## Begin
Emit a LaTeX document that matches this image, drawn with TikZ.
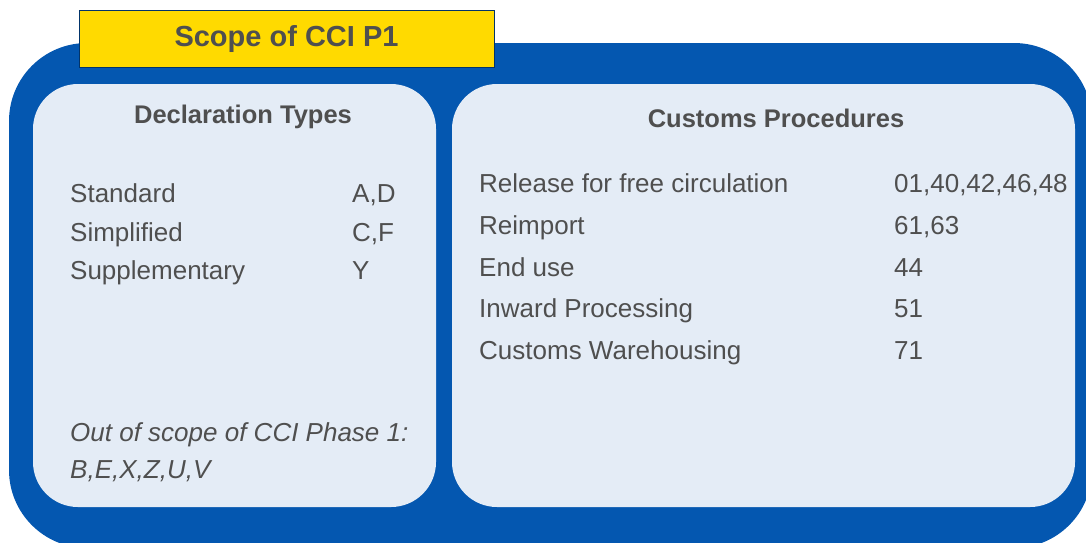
\documentclass[tikz,border=0pt]{standalone}
\usepackage{fontspec}
\setmainfont{Liberation Sans}
\usetikzlibrary{positioning}
\definecolor{ccblue}{HTML}{0457B0}
\definecolor{ccpanel}{HTML}{E4ECF6}
\definecolor{ccyellow}{HTML}{FFDA00}
\definecolor{cctext}{HTML}{4F4F4F}

\begin{document}
\begin{tikzpicture}[x=1pt, y=-1pt]
		\useasboundingbox (0,0) rectangle (1086,542);
		% frame and panels
		\fill[ccblue, rounded corners=78pt] (9,43) rectangle (1092,548);
		\fill[ccpanel, rounded corners=45pt] (33,84) rectangle (436,507);
		\fill[ccpanel, rounded corners=45pt] (452,84) rectangle (1075,507);
		\node[fill=ccyellow, draw=ccblue!60!black, line width=0.6pt, minimum width=415pt, minimum height=57pt, inner sep=0pt] (title) at (286.5,38.5) {};
		\node[text=cctext, font=\fontsize{29}{34}\selectfont\bfseries] (titletext) at (title.center) {Scope of CCI P1};
		
		\begin{scope}[every node/.style={text=cctext, inner sep=0pt, font=\fontsize{25.5}{30}\selectfont\bfseries}]
			\node[anchor=base] (decl) at (243,123) {Declaration Types};
			\node[anchor=base] (proc) at (776,127) {Customs Procedures};
		\end{scope}
		
		\begin{scope}[every node/.style={text=cctext, inner sep=0pt, anchor=base west, font=\fontsize{26}{31}\selectfont}]
			\node (std) at (70,202) {Standard};
			\node (simp) at (70,241) {Simplified};
			\node (supp) at (70,279) {Supplementary};
			\node (stdv) at (352,202) {A,D};
			\node (simpv) at (352,241) {C,F};
			\node (suppv) at (352,279) {Y};
			\node[font=\fontsize{26}{31}\selectfont\itshape] (out) at (70,441) {Out of scope of CCI Phase 1:};
			\node[font=\fontsize{26}{31}\selectfont\itshape] (outv) at (70,478) {B,E,X,Z,U,V};
			
			\node (rel) at (479,192) {Release for free circulation};
			\node (reimp) at (479,234) {Reimport};
			\node (end) at (479,276) {End use};
			\node (inw) at (479,317) {Inward Processing};
			\node (ware) at (479,359) {Customs Warehousing};
			\node (relv) at (894,192) {01,40,42,46,48};
			\node (reimpv) at (894,234) {61,63};
			\node (endv) at (894,276) {44};
			\node (inwv) at (894,317) {51};
			\node (warev) at (894,359) {71};
		\end{scope}
	\end{tikzpicture}
\end{document}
## End
Task directions
Take the data above and repeat it exactly, leaving each picture out.

Written answer
Emit a LaTeX document that matches this image, drawn with TikZ.
\documentclass[tikz,border=0pt]{standalone}
\usepackage{fontspec}
\setmainfont{Liberation Sans}
\usetikzlibrary{positioning}
\definecolor{ccblue}{HTML}{0457B0}
\definecolor{ccpanel}{HTML}{E4ECF6}
\definecolor{ccyellow}{HTML}{FFDA00}
\definecolor{cctext}{HTML}{4F4F4F}

\begin{document}
\begin{tikzpicture}[x=1pt, y=-1pt]
		\useasboundingbox (0,0) rectangle (1086,542);
		% frame and panels
		\fill[ccblue, rounded corners=78pt] (9,43) rectangle (1092,548);
		\fill[ccpanel, rounded corners=45pt] (33,84) rectangle (436,507);
		\fill[ccpanel, rounded corners=45pt] (452,84) rectangle (1075,507);
		\node[fill=ccyellow, draw=ccblue!60!black, line width=0.6pt, minimum width=415pt, minimum height=57pt, inner sep=0pt] (title) at (286.5,38.5) {};
		\node[text=cctext, font=\fontsize{29}{34}\selectfont\bfseries] (titletext) at (title.center) {Scope of CCI P1};
		
		\begin{scope}[every node/.style={text=cctext, inner sep=0pt, font=\fontsize{25.5}{30}\selectfont\bfseries}]
			\node[anchor=base] (decl) at (243,123) {Declaration Types};
			\node[anchor=base] (proc) at (776,127) {Customs Procedures};
		\end{scope}
		
		\begin{scope}[every node/.style={text=cctext, inner sep=0pt, anchor=base west, font=\fontsize{26}{31}\selectfont}]
			\node (std) at (70,202) {Standard};
			\node (simp) at (70,241) {Simplified};
			\node (supp) at (70,279) {Supplementary};
			\node (stdv) at (352,202) {A,D};
			\node (simpv) at (352,241) {C,F};
			\node (suppv) at (352,279) {Y};
			\node[font=\fontsize{26}{31}\selectfont\itshape] (out) at (70,441) {Out of scope of CCI Phase 1:};
			\node[font=\fontsize{26}{31}\selectfont\itshape] (outv) at (70,478) {B,E,X,Z,U,V};
			
			\node (rel) at (479,192) {Release for free circulation};
			\node (reimp) at (479,234) {Reimport};
			\node (end) at (479,276) {End use};
			\node (inw) at (479,317) {Inward Processing};
			\node (ware) at (479,359) {Customs Warehousing};
			\node (relv) at (894,192) {01,40,42,46,48};
			\node (reimpv) at (894,234) {61,63};
			\node (endv) at (894,276) {44};
			\node (inwv) at (894,317) {51};
			\node (warev) at (894,359) {71};
		\end{scope}
	\end{tikzpicture}
\end{document}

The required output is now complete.